▶ [Records with drawing code]
--- Start ---

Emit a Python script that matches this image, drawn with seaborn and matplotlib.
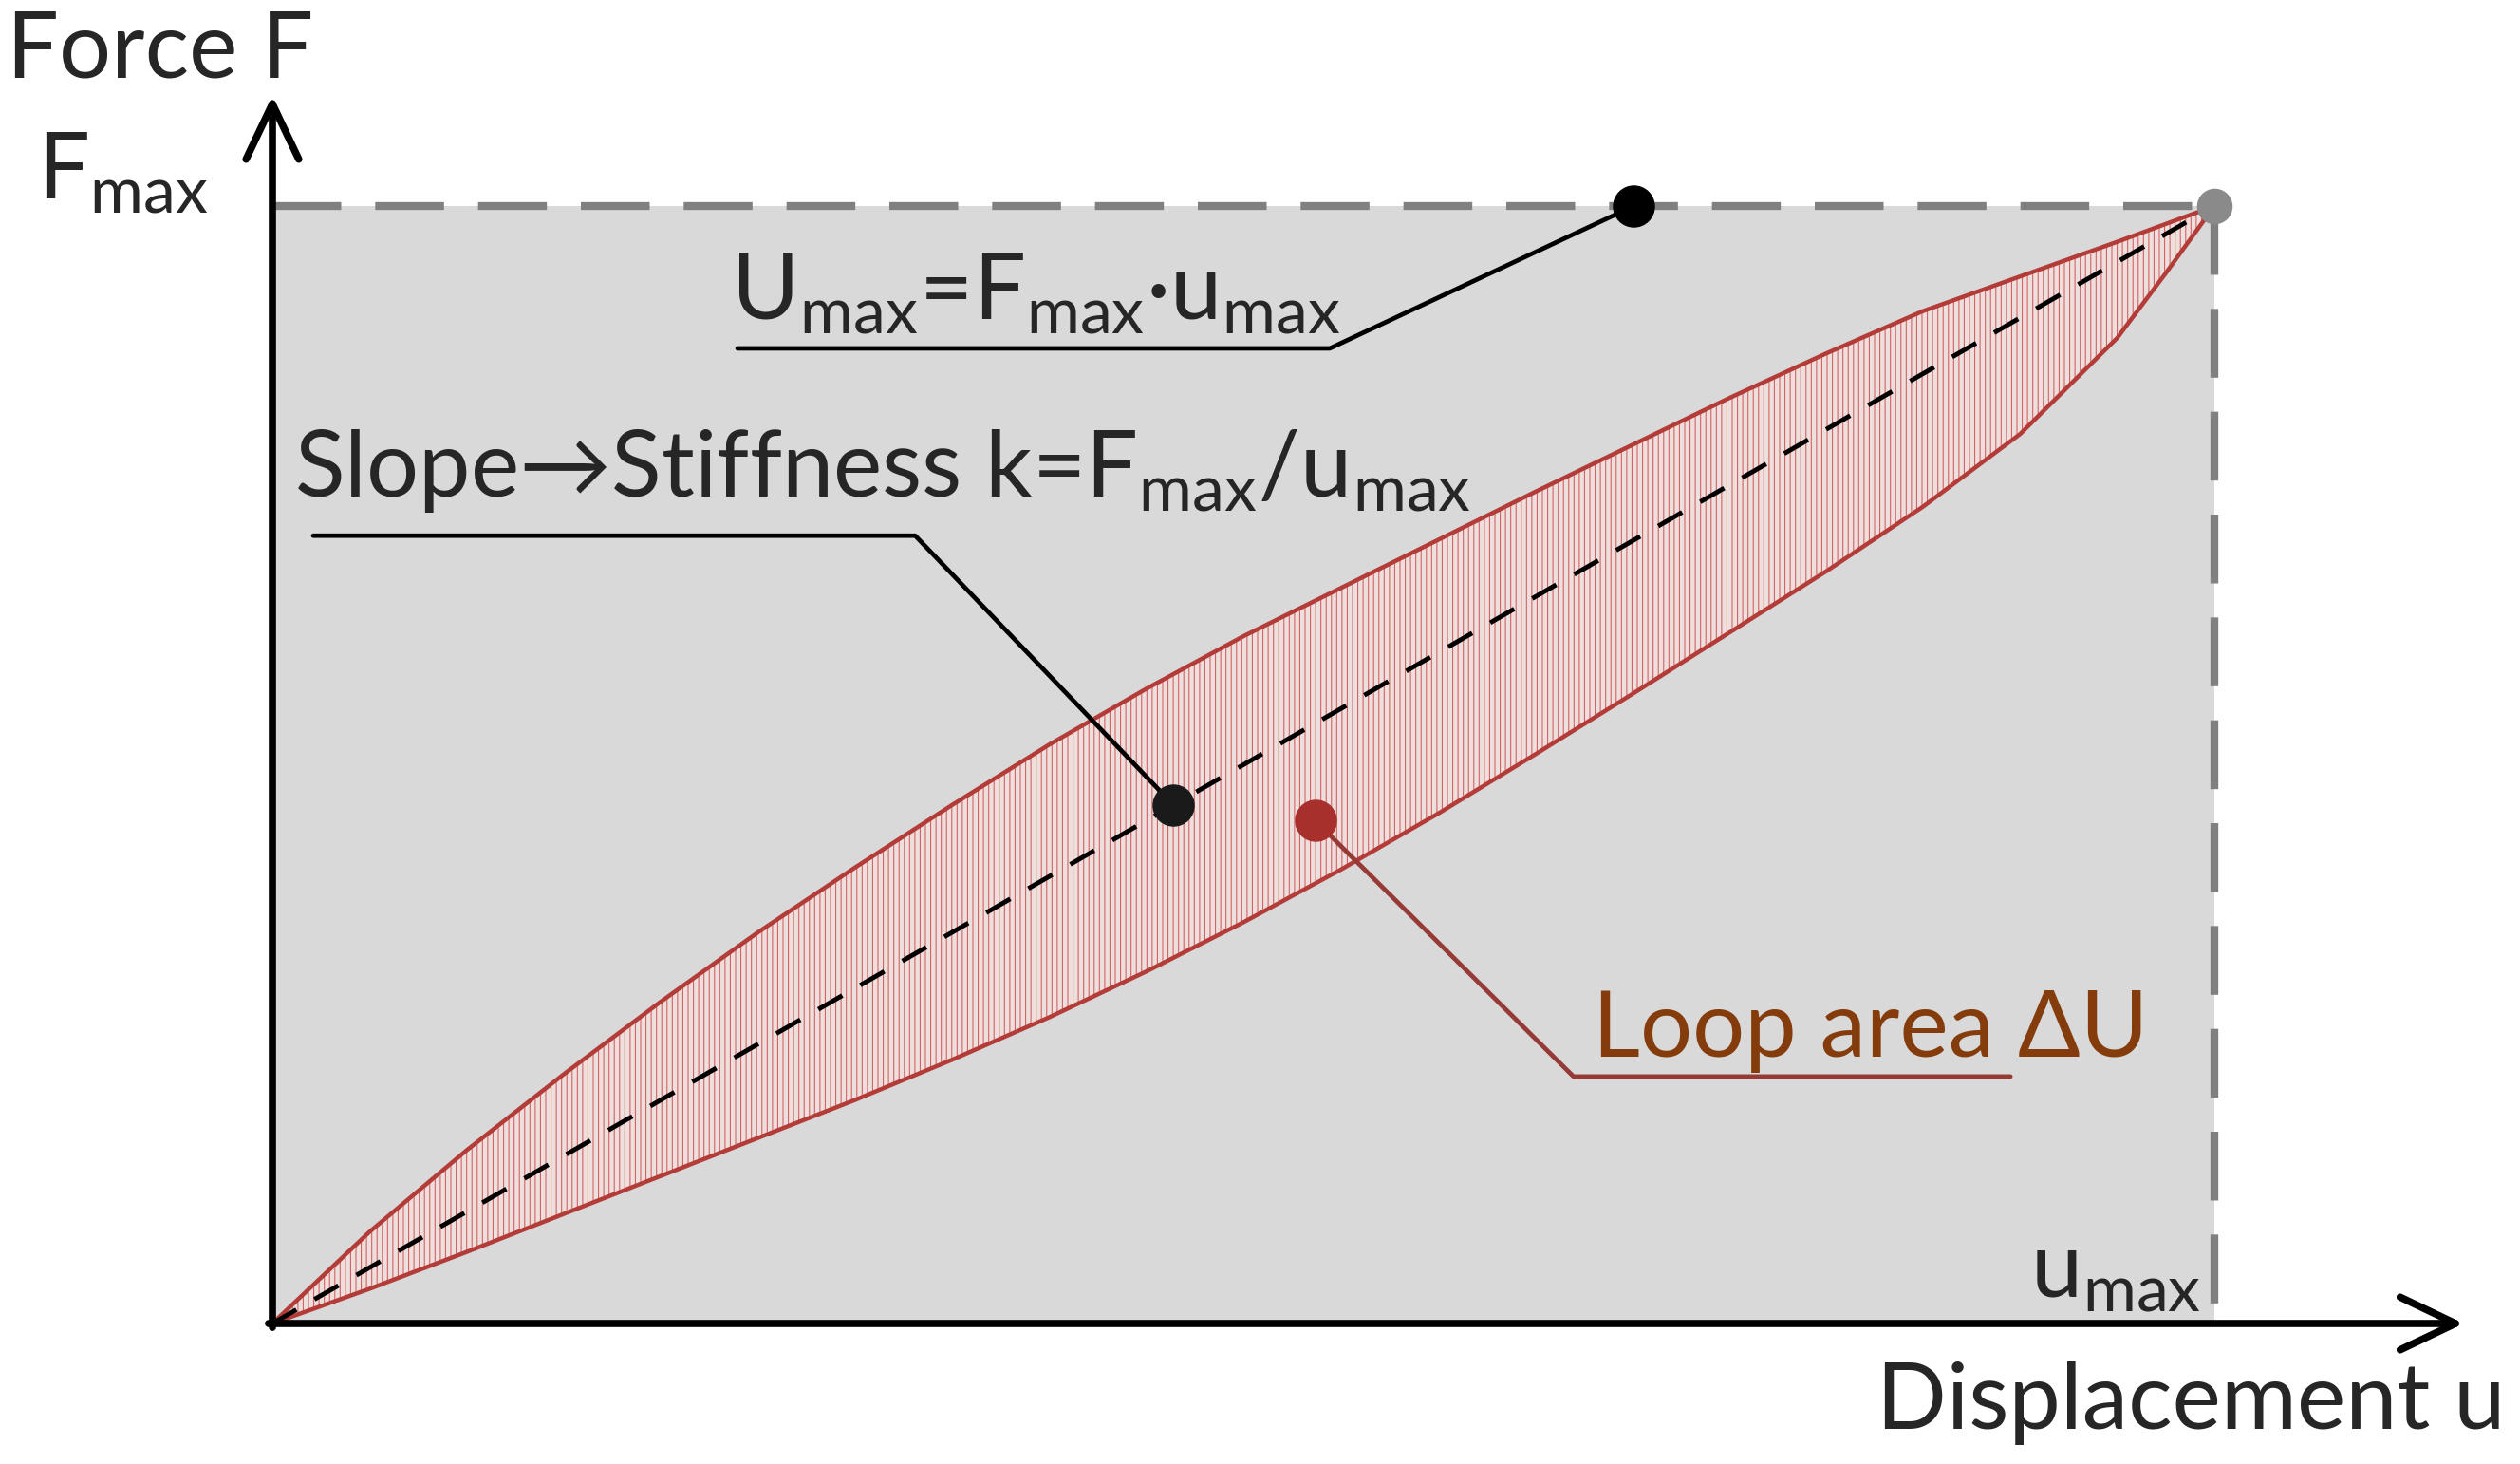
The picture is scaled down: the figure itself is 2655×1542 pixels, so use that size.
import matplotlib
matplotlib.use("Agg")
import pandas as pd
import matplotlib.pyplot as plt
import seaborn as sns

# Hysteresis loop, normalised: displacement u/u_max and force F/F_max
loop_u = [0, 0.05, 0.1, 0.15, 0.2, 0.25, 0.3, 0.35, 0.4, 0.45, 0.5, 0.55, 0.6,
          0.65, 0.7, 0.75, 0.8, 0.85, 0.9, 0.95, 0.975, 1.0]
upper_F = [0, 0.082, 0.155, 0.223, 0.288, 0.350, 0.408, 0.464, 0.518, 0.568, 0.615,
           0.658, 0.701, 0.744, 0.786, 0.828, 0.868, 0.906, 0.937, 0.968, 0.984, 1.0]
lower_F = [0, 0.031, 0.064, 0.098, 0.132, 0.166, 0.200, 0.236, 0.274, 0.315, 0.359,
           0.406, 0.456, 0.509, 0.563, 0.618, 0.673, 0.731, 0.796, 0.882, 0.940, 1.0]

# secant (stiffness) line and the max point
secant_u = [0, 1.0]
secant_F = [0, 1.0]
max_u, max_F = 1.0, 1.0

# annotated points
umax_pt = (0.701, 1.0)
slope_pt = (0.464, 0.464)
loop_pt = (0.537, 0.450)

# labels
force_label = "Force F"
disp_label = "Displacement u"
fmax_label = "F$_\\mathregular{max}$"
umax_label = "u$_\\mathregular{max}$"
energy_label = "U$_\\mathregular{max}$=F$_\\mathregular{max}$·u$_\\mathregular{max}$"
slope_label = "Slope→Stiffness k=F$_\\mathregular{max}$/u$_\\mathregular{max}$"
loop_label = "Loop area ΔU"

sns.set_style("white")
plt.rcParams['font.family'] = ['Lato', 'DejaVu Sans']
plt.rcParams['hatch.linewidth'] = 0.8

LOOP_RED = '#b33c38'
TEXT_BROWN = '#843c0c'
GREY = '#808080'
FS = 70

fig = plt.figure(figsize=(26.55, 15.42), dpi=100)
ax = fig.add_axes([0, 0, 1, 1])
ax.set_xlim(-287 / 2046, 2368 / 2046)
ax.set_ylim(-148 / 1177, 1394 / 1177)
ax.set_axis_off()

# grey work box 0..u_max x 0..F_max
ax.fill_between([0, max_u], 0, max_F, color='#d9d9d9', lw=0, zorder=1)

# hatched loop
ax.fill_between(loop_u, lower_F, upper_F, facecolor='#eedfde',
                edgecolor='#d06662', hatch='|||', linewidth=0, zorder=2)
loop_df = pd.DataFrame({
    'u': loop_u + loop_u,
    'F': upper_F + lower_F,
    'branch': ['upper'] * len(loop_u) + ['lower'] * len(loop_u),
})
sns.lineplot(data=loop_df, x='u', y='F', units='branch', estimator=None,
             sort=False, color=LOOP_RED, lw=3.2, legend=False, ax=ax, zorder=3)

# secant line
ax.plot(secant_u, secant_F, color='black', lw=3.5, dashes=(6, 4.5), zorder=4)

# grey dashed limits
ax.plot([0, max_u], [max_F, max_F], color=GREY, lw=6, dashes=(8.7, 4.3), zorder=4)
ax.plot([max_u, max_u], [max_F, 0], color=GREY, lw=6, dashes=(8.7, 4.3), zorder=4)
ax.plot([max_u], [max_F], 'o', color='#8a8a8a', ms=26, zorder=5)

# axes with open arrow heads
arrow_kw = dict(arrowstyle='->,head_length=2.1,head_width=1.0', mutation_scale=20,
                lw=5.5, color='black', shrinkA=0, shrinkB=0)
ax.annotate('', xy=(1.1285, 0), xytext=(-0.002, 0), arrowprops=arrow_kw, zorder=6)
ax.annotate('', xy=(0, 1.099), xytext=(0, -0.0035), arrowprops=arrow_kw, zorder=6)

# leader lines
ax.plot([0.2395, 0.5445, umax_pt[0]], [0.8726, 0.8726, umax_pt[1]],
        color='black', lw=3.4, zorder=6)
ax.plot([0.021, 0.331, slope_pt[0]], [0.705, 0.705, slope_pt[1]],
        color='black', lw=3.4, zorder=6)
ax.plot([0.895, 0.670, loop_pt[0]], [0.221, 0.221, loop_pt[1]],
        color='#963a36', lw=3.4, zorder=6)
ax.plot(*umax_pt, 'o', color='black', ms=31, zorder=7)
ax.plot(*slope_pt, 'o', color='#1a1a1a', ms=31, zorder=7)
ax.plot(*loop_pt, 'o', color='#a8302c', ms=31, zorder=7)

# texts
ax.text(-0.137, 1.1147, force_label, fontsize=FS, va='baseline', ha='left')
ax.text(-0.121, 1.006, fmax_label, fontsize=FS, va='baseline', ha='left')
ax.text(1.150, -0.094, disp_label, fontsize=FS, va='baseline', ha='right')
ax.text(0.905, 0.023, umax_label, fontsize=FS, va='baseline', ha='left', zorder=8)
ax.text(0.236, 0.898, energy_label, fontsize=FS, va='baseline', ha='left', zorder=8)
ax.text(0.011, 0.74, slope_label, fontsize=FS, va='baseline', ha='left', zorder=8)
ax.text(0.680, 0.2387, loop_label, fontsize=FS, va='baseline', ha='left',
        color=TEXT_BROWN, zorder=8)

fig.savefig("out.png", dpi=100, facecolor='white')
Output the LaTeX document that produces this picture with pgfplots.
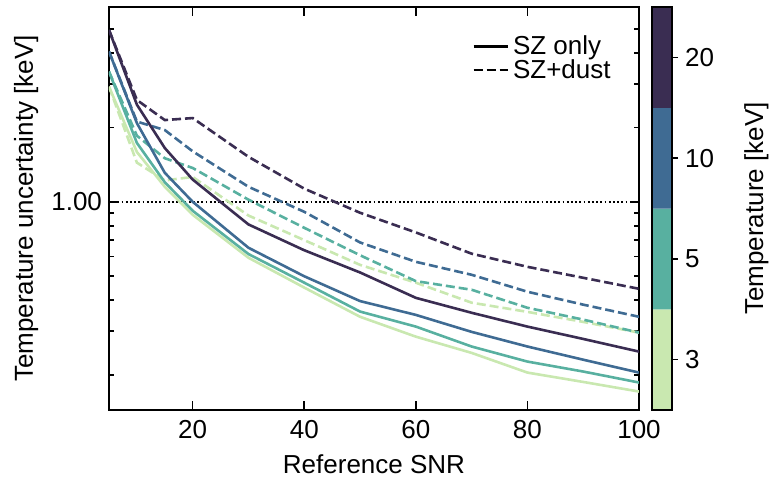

--- End ---

▶ [Objective] Repeat the records above verbatim, with no pictures in the result.

▶ [The completed task]
Emit a Python script that matches this image, drawn with seaborn and matplotlib.
The picture is scaled down: the figure itself is 2655×1542 pixels, so use that size.
import matplotlib
matplotlib.use("Agg")
import pandas as pd
import matplotlib.pyplot as plt
import seaborn as sns

# Hysteresis loop, normalised: displacement u/u_max and force F/F_max
loop_u = [0, 0.05, 0.1, 0.15, 0.2, 0.25, 0.3, 0.35, 0.4, 0.45, 0.5, 0.55, 0.6,
          0.65, 0.7, 0.75, 0.8, 0.85, 0.9, 0.95, 0.975, 1.0]
upper_F = [0, 0.082, 0.155, 0.223, 0.288, 0.350, 0.408, 0.464, 0.518, 0.568, 0.615,
           0.658, 0.701, 0.744, 0.786, 0.828, 0.868, 0.906, 0.937, 0.968, 0.984, 1.0]
lower_F = [0, 0.031, 0.064, 0.098, 0.132, 0.166, 0.200, 0.236, 0.274, 0.315, 0.359,
           0.406, 0.456, 0.509, 0.563, 0.618, 0.673, 0.731, 0.796, 0.882, 0.940, 1.0]

# secant (stiffness) line and the max point
secant_u = [0, 1.0]
secant_F = [0, 1.0]
max_u, max_F = 1.0, 1.0

# annotated points
umax_pt = (0.701, 1.0)
slope_pt = (0.464, 0.464)
loop_pt = (0.537, 0.450)

# labels
force_label = "Force F"
disp_label = "Displacement u"
fmax_label = "F$_\\mathregular{max}$"
umax_label = "u$_\\mathregular{max}$"
energy_label = "U$_\\mathregular{max}$=F$_\\mathregular{max}$·u$_\\mathregular{max}$"
slope_label = "Slope→Stiffness k=F$_\\mathregular{max}$/u$_\\mathregular{max}$"
loop_label = "Loop area ΔU"

sns.set_style("white")
plt.rcParams['font.family'] = ['Lato', 'DejaVu Sans']
plt.rcParams['hatch.linewidth'] = 0.8

LOOP_RED = '#b33c38'
TEXT_BROWN = '#843c0c'
GREY = '#808080'
FS = 70

fig = plt.figure(figsize=(26.55, 15.42), dpi=100)
ax = fig.add_axes([0, 0, 1, 1])
ax.set_xlim(-287 / 2046, 2368 / 2046)
ax.set_ylim(-148 / 1177, 1394 / 1177)
ax.set_axis_off()

# grey work box 0..u_max x 0..F_max
ax.fill_between([0, max_u], 0, max_F, color='#d9d9d9', lw=0, zorder=1)

# hatched loop
ax.fill_between(loop_u, lower_F, upper_F, facecolor='#eedfde',
                edgecolor='#d06662', hatch='|||', linewidth=0, zorder=2)
loop_df = pd.DataFrame({
    'u': loop_u + loop_u,
    'F': upper_F + lower_F,
    'branch': ['upper'] * len(loop_u) + ['lower'] * len(loop_u),
})
sns.lineplot(data=loop_df, x='u', y='F', units='branch', estimator=None,
             sort=False, color=LOOP_RED, lw=3.2, legend=False, ax=ax, zorder=3)

# secant line
ax.plot(secant_u, secant_F, color='black', lw=3.5, dashes=(6, 4.5), zorder=4)

# grey dashed limits
ax.plot([0, max_u], [max_F, max_F], color=GREY, lw=6, dashes=(8.7, 4.3), zorder=4)
ax.plot([max_u, max_u], [max_F, 0], color=GREY, lw=6, dashes=(8.7, 4.3), zorder=4)
ax.plot([max_u], [max_F], 'o', color='#8a8a8a', ms=26, zorder=5)

# axes with open arrow heads
arrow_kw = dict(arrowstyle='->,head_length=2.1,head_width=1.0', mutation_scale=20,
                lw=5.5, color='black', shrinkA=0, shrinkB=0)
ax.annotate('', xy=(1.1285, 0), xytext=(-0.002, 0), arrowprops=arrow_kw, zorder=6)
ax.annotate('', xy=(0, 1.099), xytext=(0, -0.0035), arrowprops=arrow_kw, zorder=6)

# leader lines
ax.plot([0.2395, 0.5445, umax_pt[0]], [0.8726, 0.8726, umax_pt[1]],
        color='black', lw=3.4, zorder=6)
ax.plot([0.021, 0.331, slope_pt[0]], [0.705, 0.705, slope_pt[1]],
        color='black', lw=3.4, zorder=6)
ax.plot([0.895, 0.670, loop_pt[0]], [0.221, 0.221, loop_pt[1]],
        color='#963a36', lw=3.4, zorder=6)
ax.plot(*umax_pt, 'o', color='black', ms=31, zorder=7)
ax.plot(*slope_pt, 'o', color='#1a1a1a', ms=31, zorder=7)
ax.plot(*loop_pt, 'o', color='#a8302c', ms=31, zorder=7)

# texts
ax.text(-0.137, 1.1147, force_label, fontsize=FS, va='baseline', ha='left')
ax.text(-0.121, 1.006, fmax_label, fontsize=FS, va='baseline', ha='left')
ax.text(1.150, -0.094, disp_label, fontsize=FS, va='baseline', ha='right')
ax.text(0.905, 0.023, umax_label, fontsize=FS, va='baseline', ha='left', zorder=8)
ax.text(0.236, 0.898, energy_label, fontsize=FS, va='baseline', ha='left', zorder=8)
ax.text(0.011, 0.74, slope_label, fontsize=FS, va='baseline', ha='left', zorder=8)
ax.text(0.680, 0.2387, loop_label, fontsize=FS, va='baseline', ha='left',
        color=TEXT_BROWN, zorder=8)

fig.savefig("out.png", dpi=100, facecolor='white')
Output the LaTeX document that produces this picture with pgfplots.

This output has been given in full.